Code that draws figures
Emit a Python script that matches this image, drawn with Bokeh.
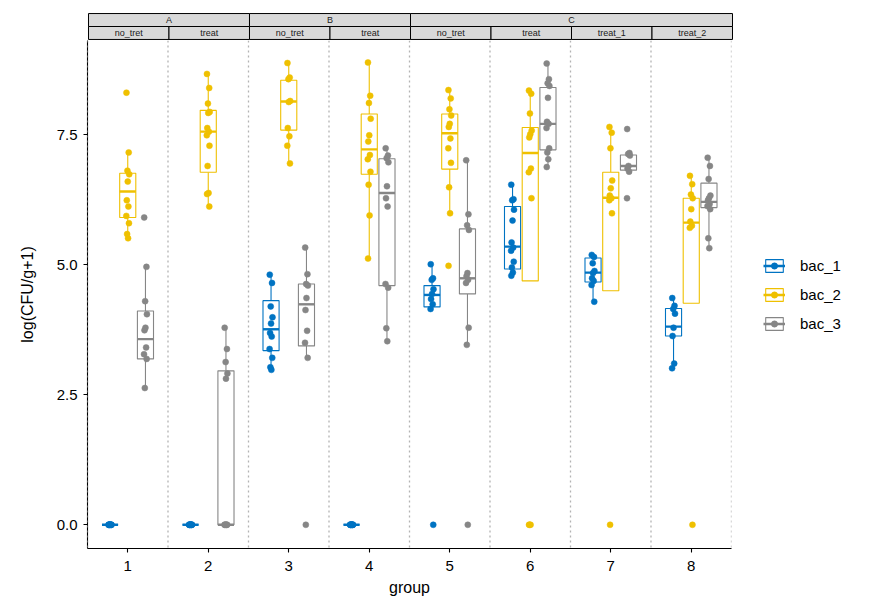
from bokeh.plotting import figure
from bokeh.models import (ColumnDataSource, Range1d, FixedTicker, Legend, LegendItem,
                          Span, PrintfTickFormatter)
from bokeh.layouts import column
from bokeh.transform import dodge
from bokeh.embed import file_html
from bokeh.resources import INLINE

# ---------------- data ----------------
groups = [1, 2, 3, 4, 5, 6, 7, 8]
panels = ["A", "A", "B", "B", "C", "C", "C", "C"]
treatments = ["no_tret", "treat", "no_tret", "treat", "no_tret", "treat", "treat_1", "treat_2"]
series = ["bac_1", "bac_2", "bac_3"]
colors = ["#0073C2", "#EFC000", "#868686"]
y_ticks = [0.0, 2.5, 5.0, 7.5]

bac_1_points = [
    [0, 0, 0, 0, 0, 0, 0, 0, 0, 0],
    [0, 0, 0, 0, 0, 0, 0, 0, 0, 0],
    [4.81, 4.65, 4.20, 3.99, 3.87, 3.69, 3.62, 3.38, 3.21, 3.03, 2.98],
    [0, 0, 0, 0, 0, 0, 0, 0, 0, 0],
    [5.01, 4.74, 4.71, 4.53, 4.44, 4.34, 4.24, 4.15, 0],
    [6.54, 6.26, 6.24, 6.06, 5.85, 5.43, 5.33, 5.27, 5.06, 4.95, 4.85, 4.79],
    [5.19, 5.15, 5.03, 4.88, 4.84, 4.74, 4.69, 4.61, 4.29],
    [4.36, 4.21, 4.15, 4.06, 3.79, 3.63, 3.10, 3.01],
]
bac_2_points = [
    [8.31, 7.16, 6.81, 6.74, 6.60, 6.24, 6.12, 5.94, 5.80, 5.59, 5.51],
    [8.67, 8.40, 8.10, 7.94, 7.92, 7.63, 7.56, 7.49, 7.29, 6.90, 6.38, 6.36, 6.12],
    [8.88, 8.60, 8.57, 8.15, 8.13, 7.63, 7.47, 7.29, 6.95],
    [8.89, 8.25, 8.11, 7.81, 7.49, 7.37, 7.11, 7.03, 6.79, 6.54, 5.95, 5.12],
    [8.36, 8.20, 7.99, 7.87, 7.71, 7.65, 7.43, 7.24, 6.96, 6.49, 5.99, 4.98],
    [8.35, 8.29, 7.91, 7.58, 7.51, 7.45, 6.85, 6.78, 6.28, 0, 0, 0],
    [7.65, 7.54, 7.24, 6.62, 6.47, 6.33, 6.28, 6.24, 5.99, 0],
    [6.71, 6.55, 6.35, 6.28, 6.07, 5.83, 5.75, 5.71, 0],
]
bac_3_points = [
    [5.91, 4.96, 4.30, 4.05, 3.79, 3.74, 3.41, 3.28, 3.19, 2.63],
    [3.79, 3.38, 3.13, 2.91, 2.81, 0, 0, 0, 0, 0, 0],
    [5.33, 4.82, 4.63, 4.60, 4.36, 4.13, 3.73, 3.50, 3.21, 0],
    [7.24, 7.10, 7.05, 6.97, 6.51, 6.28, 6.12, 4.63, 4.56, 3.78, 3.53],
    [7.01, 5.97, 5.76, 5.67, 4.84, 4.78, 4.71, 4.65, 3.79, 3.46, 0],
    [8.87, 8.57, 8.49, 8.44, 8.21, 7.75, 7.71, 7.63, 7.24, 7.16, 7.03, 6.88],
    [7.61, 7.15, 7.13, 7.10, 6.90, 6.85, 6.79, 6.28],
    [7.06, 6.90, 6.65, 6.33, 6.28, 6.24, 6.17, 6.13, 6.07, 5.51, 5.32],
]

# box statistics (q1, median, q3, whisker low, whisker high)
bac_1_q1 = [0, 0, 3.35, 0, 4.19, 4.92, 4.67, 3.63]
bac_1_med = [0, 0, 3.76, 0, 4.42, 5.35, 4.85, 3.81]
bac_1_q3 = [0, 0, 4.31, 0, 4.60, 6.12, 5.13, 4.16]
bac_1_lo = [0, 0, 2.98, 0, 4.15, 4.79, 4.29, 3.01]
bac_1_hi = [0, 0, 4.81, 0, 5.01, 6.54, 5.19, 4.36]

bac_2_q1 = [5.91, 6.78, 7.59, 6.74, 6.84, 4.69, 4.50, 4.26]
bac_2_med = [6.41, 7.56, 8.14, 7.22, 7.53, 7.15, 6.29, 5.81]
bac_2_q3 = [6.76, 7.97, 8.55, 7.90, 7.90, 7.64, 6.78, 6.28]
bac_2_lo = [5.51, 6.12, 6.95, 5.12, 5.99, 4.69, 4.50, 4.26]
bac_2_hi = [7.16, 8.67, 8.88, 8.89, 8.36, 8.35, 7.65, 6.71]

bac_3_q1 = [3.19, 0, 3.44, 4.60, 4.44, 7.21, 6.82, 6.10]
bac_3_med = [3.57, 0, 4.24, 6.38, 4.74, 7.71, 6.90, 6.21]
bac_3_q3 = [4.11, 2.96, 4.63, 7.04, 5.69, 8.41, 7.11, 6.57]
bac_3_lo = [2.63, 0, 3.21, 3.53, 3.46, 6.88, 6.82, 5.32]
bac_3_hi = [4.96, 3.79, 5.33, 7.24, 7.01, 8.87, 7.11, 7.06]

points = [bac_1_points, bac_2_points, bac_3_points]
stats = [
    (bac_1_q1, bac_1_med, bac_1_q3, bac_1_lo, bac_1_hi),
    (bac_2_q1, bac_2_med, bac_2_q3, bac_2_lo, bac_2_hi),
    (bac_3_q1, bac_3_med, bac_3_q3, bac_3_lo, bac_3_hi),
]

# ---------------- layout / style ----------------
FONT = "Liberation Sans"
offsets = [-0.22, 0.0, 0.22]
box_w = 0.2
jitter = [-0.016, 0.012, -0.004, 0.018, 0.0, -0.012, 0.008, -0.018, 0.015, -0.008, 0.004, -0.015, 0.013]

x_lo, x_hi = groups[0] - 0.5, groups[-1] + 0.5
y_lo, y_hi = -0.456, 9.313

# ---- strip figure (facet labels) ----
eps = 0.0124
strip = figure(frame_width=646, frame_height=28,
               x_range=Range1d(x_lo - eps, x_hi + eps), y_range=Range1d(-0.08, 2.08),
               x_axis_location=None, y_axis_location=None,
               toolbar_location=None, output_backend="svg",
               min_border_left=86, min_border_right=5, min_border_top=12, min_border_bottom=0)
strip.outline_line_color = None
strip.grid.visible = False

# top row: panels
pan_names, pan_l, pan_r = [], [], []
for g, pn in zip(groups, panels):
    if pn not in pan_names:
        pan_names.append(pn)
        pan_l.append(g - 0.5)
        pan_r.append(g + 0.5)
    else:
        pan_r[pan_names.index(pn)] = g + 0.5
top_src = ColumnDataSource(dict(left=pan_l, right=pan_r, name=pan_names,
                                xc=[(a + b) / 2 for a, b in zip(pan_l, pan_r)]))
strip.quad(left="left", right="right", bottom=1, top=2, source=top_src,
           fill_color="#D9D9D9", line_color="black", line_width=1)
strip.text(x="xc", y=1.5, text="name", source=top_src, text_align="center",
           text_baseline="middle", text_font_size="9px", text_color="#1A1A1A",
           text_font={"value": FONT})

bot_src = ColumnDataSource(dict(left=[g - 0.5 for g in groups], right=[g + 0.5 for g in groups],
                                xc=groups, name=treatments))
strip.quad(left="left", right="right", bottom=0, top=1, source=bot_src,
           fill_color="#D9D9D9", line_color="black", line_width=1)
strip.text(x="xc", y=0.5, text="name", source=bot_src, text_align="center",
           text_baseline="middle", text_font_size="9px", text_color="#1A1A1A",
           text_font={"value": FONT})

# ---- main figure ----
p = figure(frame_width=644, frame_height=508,
           x_range=Range1d(x_lo, x_hi), y_range=Range1d(y_lo, y_hi),
           toolbar_location=None, output_backend="svg",
           min_border_left=87, min_border_top=0, min_border_bottom=60, min_border_right=5,
           x_axis_label="group", y_axis_label="log(CFU/g+1)")
p.grid.visible = False
p.outline_line_color = None

# dotted group separators
for b in [g - 0.5 for g in groups] + [groups[-1] + 0.5]:
    p.add_layout(Span(location=b, dimension="height", line_color="#B3B3B3",
                      line_width=1.3, line_dash="2 3"))

box_r, med_r = [], []
for si in range(3):
    q1, med, q3, lo, hi = stats[si]
    off = offsets[si]
    src = ColumnDataSource(dict(x=groups, q1=q1, med=med, q3=q3, lo=lo, hi=hi))
    xc = dodge("x", off, range=p.x_range)
    p.segment(x0=xc, y0="q3", x1=xc, y1="hi", source=src, line_color=colors[si], line_width=1.1)
    p.segment(x0=xc, y0="q1", x1=xc, y1="lo", source=src, line_color=colors[si], line_width=1.1)
    br = p.vbar(x=xc, width=box_w, top="q3", bottom="q1", source=src,
                fill_color="white", line_color=colors[si], line_width=1.1)
    mr = p.segment(x0=dodge("x", off - box_w / 2, range=p.x_range), y0="med",
                   x1=dodge("x", off + box_w / 2, range=p.x_range), y1="med",
                   source=src, line_color=colors[si], line_width=2.4)
    box_r.append(br)
    med_r.append(mr)

pt_r = []
for si in range(3):
    xs, ys = [], []
    for g, vals in zip(groups, points[si]):
        for k, v in enumerate(vals):
            xs.append(g + jitter[k % len(jitter)])
            ys.append(v)
    psrc = ColumnDataSource(dict(x=xs, y=ys))
    pr = p.scatter(x=dodge("x", offsets[si], range=p.x_range), y="y", source=psrc,
                   size=6, fill_color=colors[si], line_color=colors[si], line_width=0.5)
    pt_r.append(pr)

# axes
p.xaxis.ticker = FixedTicker(ticks=groups)
p.yaxis.ticker = FixedTicker(ticks=y_ticks)
p.yaxis.formatter = PrintfTickFormatter(format="%.1f")
for ax in p.axis:
    ax.axis_line_color = "black"
    ax.axis_line_width = 1.1
    ax.major_tick_line_color = "black"
    ax.major_tick_line_width = 1.1
    ax.major_tick_out = 4
    ax.major_tick_in = 0
    ax.minor_tick_line_color = None
    ax.major_label_text_font = FONT
    ax.major_label_text_font_size = "15px"
    ax.major_label_text_color = "black"
    ax.axis_label_text_font = FONT
    ax.axis_label_text_font_size = "16px"
    ax.axis_label_text_font_style = "normal"
    ax.axis_label_text_color = "black"
p.xaxis.major_label_standoff = 8
p.xaxis.axis_label_standoff = 5
p.yaxis.major_label_standoff = 6
p.yaxis.axis_label_standoff = 18

legend = Legend(items=[LegendItem(label=series[i], renderers=[box_r[i], med_r[i], pt_r[i]])
                       for i in range(3)],
                location="center_left", orientation="vertical")
legend.border_line_color = None
legend.background_fill_alpha = 0
legend.glyph_width = 22
legend.glyph_height = 16
legend.label_height = 16
legend.spacing = 12
legend.label_standoff = 15
legend.padding = 0
legend.margin = 32
legend.label_text_font = FONT
legend.label_text_font_size = "15px"
legend.label_text_color = "black"
p.add_layout(legend, "right")

layout = column(strip, p, spacing=0)

with open("out.html", "w") as f:
    f.write(file_html(layout, INLINE))
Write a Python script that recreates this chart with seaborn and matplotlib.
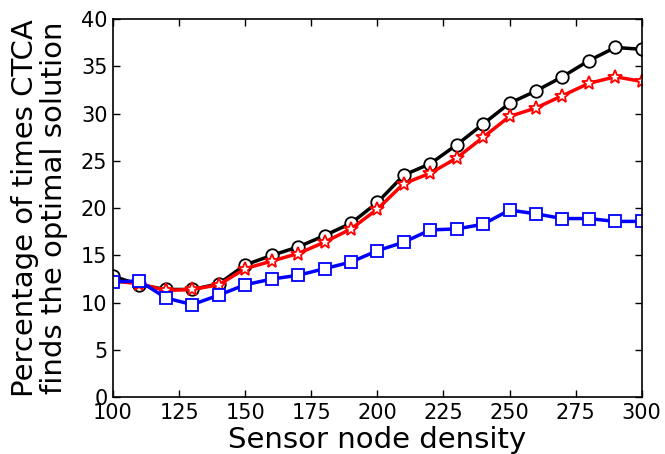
import numpy as np
import pandas as pd
import seaborn as sns
import matplotlib
matplotlib.use("Agg")
import matplotlib.pyplot as plt

# data
density = [100, 110, 120, 130, 140, 150, 160, 170, 180, 190, 200,
           210, 220, 230, 240, 250, 260, 270, 280, 290, 300]
black_circle = [12.8, 11.9, 11.4, 11.4, 12.0, 14.0, 15.0, 15.9, 17.1, 18.4, 20.6,
                23.5, 24.7, 26.7, 28.9, 31.1, 32.4, 33.9, 35.6, 37.0, 36.8]
red_star = [12.3, 12.0, 11.3, 11.4, 11.9, 13.6, 14.4, 15.2, 16.4, 17.8, 19.9,
            22.6, 23.7, 25.3, 27.5, 29.7, 30.6, 31.9, 33.2, 33.9, 33.4]
blue_square = [12.2, 12.3, 10.5, 9.8, 10.8, 11.9, 12.5, 12.9, 13.6, 14.3, 15.5,
               16.4, 17.7, 17.8, 18.3, 19.8, 19.4, 18.9, 18.9, 18.6, 18.6]

sns.set_style("ticks")
plt.rcParams['font.family'] = ['DejaVu Sans']
plt.rcParams.update({'text.color': 'black', 'axes.labelcolor': 'black',
                     'xtick.color': 'black', 'ytick.color': 'black'})

fig, ax = plt.subplots(figsize=(6.65, 4.54), dpi=100)

series = [(black_circle, 'black', 'o', 9),
          (red_star, 'red', '*', 10),
          (blue_square, 'blue', 's', 9)]
for vals, col, mk, ms in series:
    df = pd.DataFrame({'x': density, 'y': vals})
    sns.lineplot(data=df, x='x', y='y', ax=ax, color=col, linewidth=2.5,
                 marker=mk, markersize=ms, markerfacecolor='white',
                 markeredgecolor=col, markeredgewidth=1.3)

ax.set_xlim(100, 300)
ax.set_ylim(0, 40)
ax.set_xticks(np.arange(100, 301, 25))
ax.set_yticks(np.arange(0, 41, 5))
ax.tick_params(direction='in', top=True, right=True, labelsize=15,
               length=5, width=1, pad=4)
for s in ax.spines.values():
    s.set_linewidth(1.2)
    s.set_color('black')
ax.set_xlabel("Sensor node density", fontsize=21, labelpad=2)
ax.set_ylabel("Percentage of times CTCA\nfinds the optimal solution",
              fontsize=21, linespacing=1.05, labelpad=9)

fig.subplots_adjust(left=0.17, right=0.965, top=0.958, bottom=0.125)
fig.savefig("out.png", dpi=100)
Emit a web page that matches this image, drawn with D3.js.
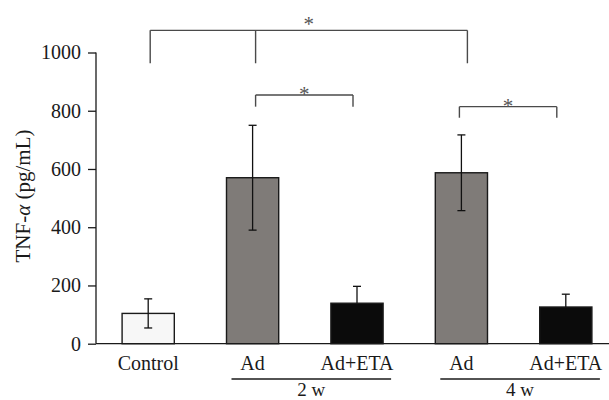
<!DOCTYPE html>
<html><head><meta charset="utf-8">
<script src="https://cdn.jsdelivr.net/npm/d3@7"></script>
<style>
html,body{margin:0;padding:0;background:#fff;}
svg{display:block;}
svg text{font-family:"Liberation Serif","Times New Roman",serif;}
</style></head>
<body><svg id="c" width="609" height="400"></svg>
<script>
// data
const categories = ["Control","Ad 2w","Ad+ETA 2w","Ad 4w","Ad+ETA 4w"];
const catLabels = ["Control","Ad","Ad+ETA","Ad","Ad+ETA"];
const means = [104, 570, 139, 587, 126];
const errors = [50, 180, 58, 130, 44];
const fills = ["#f7f7f7","#7f7b78","#0b0b0b","#7f7b78","#0b0b0b"];
const yTicks = [0,200,400,600,800,1000];
const groupLabels = ["2 w","4 w"];
const groupFrom = [1,3];
const groupTo = [2,4];
// significance brackets: categories joined, bar level, leg bottom
const sigLegs = [[0,1,3],[1,2],[3,4]];
const sigLevel = [1076, 854, 814];
const sigLegEnd = [963, 814, 776];

const svg = d3.select("#c");
const x = d3.scaleBand().domain(categories).range([96,618]).paddingInner(0.5).paddingOuter(0.25);
const y = d3.scaleLinear().domain([0,1000]).range([343.7,52.5]);
const cx = c => x(categories[c]) + x.bandwidth()/2;

// y axis
const yAxis = d3.axisLeft(y).tickValues(yTicks).tickSize(8).tickPadding(7).tickFormat(d3.format("d"));
const gy = svg.append("g").attr("transform","translate(96,0)").call(yAxis);
gy.attr("font-family",null).attr("font-size",null);
gy.select(".domain").attr("d","M0,"+y(1000)+"V"+y(0)).attr("stroke","#1a1a1a").attr("stroke-width",1.3);
gy.selectAll(".tick line").attr("stroke","#1a1a1a").attr("stroke-width",1.3);
gy.selectAll(".tick text").style("font-size","20px").attr("fill","#1a1a1a");

// bars
svg.append("g").selectAll("rect").data(categories).join("rect")
  .attr("x",d=>x(d)).attr("width",x.bandwidth())
  .attr("y",(d,i)=>y(means[i])).attr("height",(d,i)=>y(0)-y(means[i]))
  .attr("fill",(d,i)=>fills[i]).attr("stroke","#1a1a1a").attr("stroke-width",1.4);

// error bars (lower part hidden inside the black bars)
const eg = svg.append("g").attr("stroke","#111").attr("stroke-width",1.3);
categories.forEach((c,i)=>{
  const xc = cx(i);
  const dark = fills[i] === "#0b0b0b";
  const lo = dark ? means[i] : means[i]-errors[i];
  eg.append("line").attr("x1",xc).attr("x2",xc).attr("y1",y(lo)).attr("y2",y(means[i]+errors[i]));
  eg.append("line").attr("x1",xc-4).attr("x2",xc+4).attr("y1",y(means[i]+errors[i])).attr("y2",y(means[i]+errors[i]));
  if(!dark) eg.append("line").attr("x1",xc-4).attr("x2",xc+4).attr("y1",y(lo)).attr("y2",y(lo));
});

// x axis line
svg.append("line").attr("x1",96).attr("x2",609).attr("y1",y(0)).attr("y2",y(0)).attr("stroke","#1a1a1a").attr("stroke-width",1.3);

// category labels
svg.append("g").selectAll("text").data(catLabels).join("text")
  .attr("x",(d,i)=>cx(i)).attr("y",369.5).attr("text-anchor","middle")
  .attr("font-size",20).attr("fill","#1a1a1a").text(d=>d);

// group lines and labels
groupLabels.forEach((g,k)=>{
  const x1 = x(categories[groupFrom[k]]) + 5;
  const x2 = x(categories[groupTo[k]]) + x.bandwidth() + 8;
  svg.append("line").attr("x1",x1).attr("x2",x2).attr("y1",379).attr("y2",379).attr("stroke","#1a1a1a").attr("stroke-width",1.3);
  svg.append("text").attr("x",(x1+x2)/2).attr("y",396).attr("text-anchor","middle")
    .attr("font-size",19).attr("fill","#1a1a1a").text(g);
});

// significance brackets
const starGap = [11, 6, 6];
const legOffset = [[2,3,6],[3,-4],[-2,-9]];
const bg = svg.append("g").attr("stroke","#4a4a4a").attr("stroke-width",1.4).attr("fill","none");
sigLegs.forEach((legs,k)=>{
  const xs = legs.map((c,j)=>cx(c)+legOffset[k][j]);
  const yl = y(sigLevel[k]), ye = y(sigLegEnd[k]);
  bg.append("line").attr("x1",xs[0]).attr("x2",xs[xs.length-1]).attr("y1",yl).attr("y2",yl);
  xs.forEach(xx=>bg.append("line").attr("x1",xx).attr("x2",xx).attr("y1",yl).attr("y2",ye));
  svg.append("text").attr("x",(xs[0]+xs[xs.length-1])/2).attr("y",yl-starGap[k]+12)
    .attr("text-anchor","middle").attr("font-size",21).attr("fill","#555").text("*");
});

// y label
svg.append("text").attr("transform","translate(29.5,196) rotate(-90)").attr("text-anchor","middle")
  .attr("font-size",21).attr("fill","#1a1a1a")
  .call(t=>{ t.append("tspan").text("TNF-"); t.append("tspan").attr("font-style","italic").text("α");
             t.append("tspan").text(" (pg/mL)"); });
</script></body></html>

» Written problem:
Copy out every line from the data above that has "script" in it.

» Final result:
Emit a Python script that matches this image, drawn with Bokeh.
Write a Python script that recreates this chart with seaborn and matplotlib.
<script src="https://cdn.jsdelivr.net/npm/d3@7"></script>
<script>
</script></body></html>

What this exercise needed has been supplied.